14:50 On technology entrepreneurs: “The basic engine of technology transfer is people going from a research environment into a business.” Sweden spends 4.4% of its GDP on R&D, as a result a lot of small businesses formed – bit not many grew. Question is why did so few large businesses form: “When we bore into this, it turns out there’s a problem. In Sweden, if you’re the CEO of a company, you’re personally liable for its debt”. That makes many businesses risk averse.

14:45 “We are our own worst enemy when it comes to privacy” – Cerf gives an example of getting caught in the background of a tourist picture, which gives away your location to anyone who sees you in it. “I’m optimistic that we will evolve social conventions for dealing with this, as we have for behaving in public, for example… some people break them, but they’re often jerks.”

14:44 Now highlighting the distinction between commercial data collection and government intelligence. “We need to differentiate between the two… Commercial information is not a threat. Companies need to take steps to let the user know what information is being accumulated and what is being used for commercial purposes.”

Highlights Google’s data dashboard and transparency reports.

14:43 On security and encryption: “Will you please use two-factor authentication”.

14:40 Cerf says IPv4 was always supposed to be a prototype: “In 1996 we realised we wree going to run out of address space.

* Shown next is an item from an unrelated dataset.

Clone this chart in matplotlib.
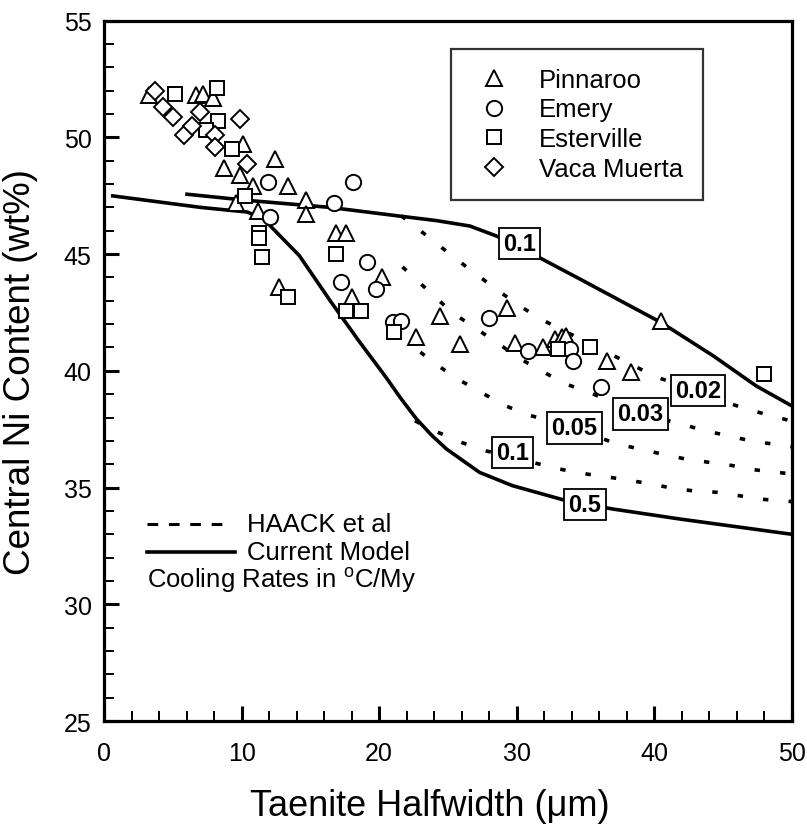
import matplotlib
matplotlib.use("Agg")
import matplotlib.pyplot as plt
from matplotlib.lines import Line2D
from matplotlib.ticker import MultipleLocator

plt.rcParams.update({"font.family": ["Liberation Sans", "DejaVu Sans"],
                     "mathtext.fontset": "custom",
                     "mathtext.rm": "Liberation Sans"})

# ---- measured data ------------------------------------------------------
pin_x = [3.3, 6.7, 7.2, 7.9, 10.1, 12.4, 8.7, 9.9, 10.85, 13.4, 14.7, 14.7,
         9.6, 11.2, 16.9, 17.6, 12.7, 18.0, 20.2, 22.7, 24.4, 29.3, 25.9,
         29.9, 31.9, 32.8, 33.3, 33.6, 36.6, 38.3, 40.5]
pin_y = [51.8, 51.8, 51.85, 51.7, 49.7, 49.07, 48.7, 48.4, 47.9, 47.9, 47.3,
         46.7, 47.2, 46.85, 45.9, 45.9, 43.6, 43.15, 44.0, 41.43, 42.36, 42.7,
         41.15, 41.2, 41.0, 41.36, 41.43, 41.5, 40.43, 39.96, 42.14]

emery_x = [11.9, 18.1, 16.7, 12.1, 17.2, 19.1, 19.8, 21.0, 21.6, 28.0, 30.8,
           33.9, 34.1, 36.1]
emery_y = [48.07, 48.07, 47.2, 46.6, 43.8, 44.64, 43.5, 42.07, 42.14, 42.26,
           40.86, 40.93, 40.43, 39.3]

ester_x = [5.16, 8.19, 8.3, 7.4, 9.3, 10.25, 11.3, 11.3, 11.5, 13.4, 16.9,
           17.6, 18.65, 21.1, 33.0, 35.3, 48.0]
ester_y = [51.85, 52.1, 50.7, 50.3, 49.5, 47.5, 45.9, 45.7, 44.86, 43.15, 45.0,
           42.57, 42.57, 41.65, 40.93, 41.0, 39.86]

vaca_x = [3.7, 4.3, 5.0, 5.8, 6.4, 7.0, 8.07, 8.07, 9.9, 10.4]
vaca_y = [52.0, 51.3, 50.85, 50.1, 50.5, 51.1, 50.1, 49.6, 50.8, 48.85]

# current model (solid)
cm01_x = [5.9, 10.4, 16.4, 21.3, 24.2, 26.6, 28.5, 30.2, 34.6, 40.5, 44.3, 47.4, 50]
cm01_y = [47.57, 47.3, 47.0, 46.64, 46.43, 46.2, 45.78, 45.3, 43.93, 42.07,
          40.64, 39.36, 38.5]
cm05_x = [0.5, 7.0, 10.4, 11.6, 14.2, 16.5, 18.5, 20.5, 21.6, 22.7, 23.8,
          24.9, 27.3, 29.7, 33.6, 37.0, 41.9, 50]
cm05_y = [47.5, 47.0, 46.8, 46.5, 44.93, 42.95, 41.3, 39.72, 38.8, 37.95,
          37.25, 36.65, 35.65, 35.08, 34.44, 34.08, 33.65, 33.0]

# HAACK et al (dotted)
h002_x = [21.6, 23.3, 25.0, 26.7, 28.4, 30.0, 31.8, 40.2, 43.2, 45.2, 46.8, 48.5, 50]
h002_y = [46.64, 45.86, 45.07, 44.29, 43.55, 42.86, 42.2, 39.72, 39.15, 38.65,
          38.36, 38.07, 37.85]
h003_x = [21.7, 23.7, 25.3, 27.1, 28.7, 30.3, 32.0, 33.6, 35.3, 37.0, 39.1,
          42.0, 43.7, 45.4, 47.0, 50]
h003_y = [44.45, 43.36, 42.5, 41.79, 41.15, 40.5, 39.93, 39.43, 39.07, 38.65,
          38.15, 37.72, 37.43, 37.22, 37.0, 36.75]
h005_x = [23.0, 23.8, 25.5, 27.2, 28.9, 30.6, 34.1, 37.3, 39.0, 40.6, 42.3,
          44.0, 45.7, 47.3, 49.0, 50]
h005_y = [40.8, 40.43, 39.72, 39.15, 38.58, 38.15, 37.58, 36.86, 36.65, 36.43,
          36.22, 36.08, 35.94, 35.76, 35.65, 35.58]
h01_x = [22.6, 24.3, 26.0, 27.7, 29.7, 32.6, 34.3, 36.0, 37.7, 39.4, 41.1,
         42.8, 44.5, 46.2, 47.8, 50]
h01_y = [37.86, 37.36, 36.93, 36.58, 36.3, 35.86, 35.65, 35.5, 35.36, 35.19,
         35.0, 34.86, 34.8, 34.65, 34.5, 34.4]

# curve labels: (text, x, y)
labels = [("0.1", 30.2, 45.45), ("0.5", 34.96, 34.28), ("0.02", 43.2, 39.15),
          ("0.03", 39.0, 38.16), ("0.05", 34.2, 37.56), ("0.1", 29.7, 36.5)]

# ---- figure ------------------------------------------------------------
fig = plt.figure(figsize=(8.07, 8.29), dpi=100)
ax = fig.add_axes([0.129, 0.129, 0.852, 0.845])

solid = dict(color="black", lw=2.6, solid_capstyle="butt")
dotted = dict(color="black", lw=2.6, ls=(0, (1.5, 5.6)))
ax.plot(cm01_x, cm01_y, **solid)
ax.plot(cm05_x, cm05_y, **solid)
for xs, ys in ((h002_x, h002_y), (h003_x, h003_y), (h005_x, h005_y), (h01_x, h01_y)):
    ax.plot(xs, ys, **dotted)

mk = dict(ls="none", mfc="white", mec="black", mew=1.4)
ax.plot(pin_x, pin_y, "^", ms=11, label="Pinnaroo", **mk)
ax.plot(emery_x, emery_y, "o", ms=11, label="Emery", **mk)
ax.plot(ester_x, ester_y, "s", ms=9.5, label="Esterville", **mk)
ax.plot(vaca_x, vaca_y, "D", ms=9, label="Vaca Muerta", **mk)

for t, x, y in labels:
    ax.text(x, y, t, ha="center", va="center", fontsize=17, fontweight="bold",
            zorder=5, bbox=dict(boxstyle="square,pad=0.18", fc="white",
                                ec="black", lw=1.3))

leg = ax.legend(loc="upper left", bbox_to_anchor=(0.504, 0.96), fontsize=18.5,
                frameon=True, fancybox=False, edgecolor="black",
                handlelength=1.9, handletextpad=0.8, labelspacing=0.22,
                borderpad=0.75, borderaxespad=0)
leg.get_frame().set_linewidth(1.6)
leg.get_frame().set_boxstyle("square,pad=0.0")

# model legend text (lower left)
ax.add_line(Line2D([0.0625, 0.176], [0.281, 0.281], transform=ax.transAxes,
                   color="black", lw=2.2, ls=(0, (3.5, 3.5))))
ax.add_line(Line2D([0.0625, 0.19], [0.241, 0.241], transform=ax.transAxes,
                   color="black", lw=2.6))
ax.text(0.208, 0.281, "HAACK et al", transform=ax.transAxes, fontsize=18.5,
        va="center")
ax.text(0.208, 0.241, "Current Model", transform=ax.transAxes, fontsize=18.5,
        va="center")
ax.text(0.0625, 0.203, "Cooling Rates in $^{\\rm o}$C/My",
        transform=ax.transAxes, fontsize=18.5, va="center")

ax.set_xlim(0, 50)
ax.set_ylim(25, 55)
ax.xaxis.set_major_locator(MultipleLocator(10))
ax.xaxis.set_minor_locator(MultipleLocator(2))
ax.yaxis.set_major_locator(MultipleLocator(5))
ax.yaxis.set_minor_locator(MultipleLocator(1))
ax.tick_params(which="both", direction="in", top=False, right=False,
               labelsize=18)
ax.tick_params(which="major", length=11, width=2.2)
ax.tick_params(which="minor", length=7, width=1.4)
ax.tick_params(axis="x", pad=14)
ax.tick_params(axis="y", pad=9)
for s in ax.spines.values():
    s.set_linewidth(2.3)

ax.set_xlabel("Taenite Halfwidth (\u03bcm)", fontsize=26)
ax.set_ylabel("Central Ni Content (wt%)", fontsize=26.5)
ax.xaxis.set_label_coords(0.474, -0.095)
ax.yaxis.set_label_coords(-0.096, 0.5)

fig.savefig("out.png", dpi=100)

The experiment got out into the pulic space before we had the production version – IPv6 – up and running.” All African operators should switch to IPv6 as soon as possible.

14:38 “In January 1983 we turned on the internet, and it’s been running ever since” – a brief background of the ARPANET and bringing together all of the existing technologies from radio, satellite and ethernet.

14:33 We’re off on time. Mr Cerf apologises for being in a rush as he’s speaking again tonight. Starts off with history of Arpanet and email. “We were all a bunch of geeks – lots of scifi apparently.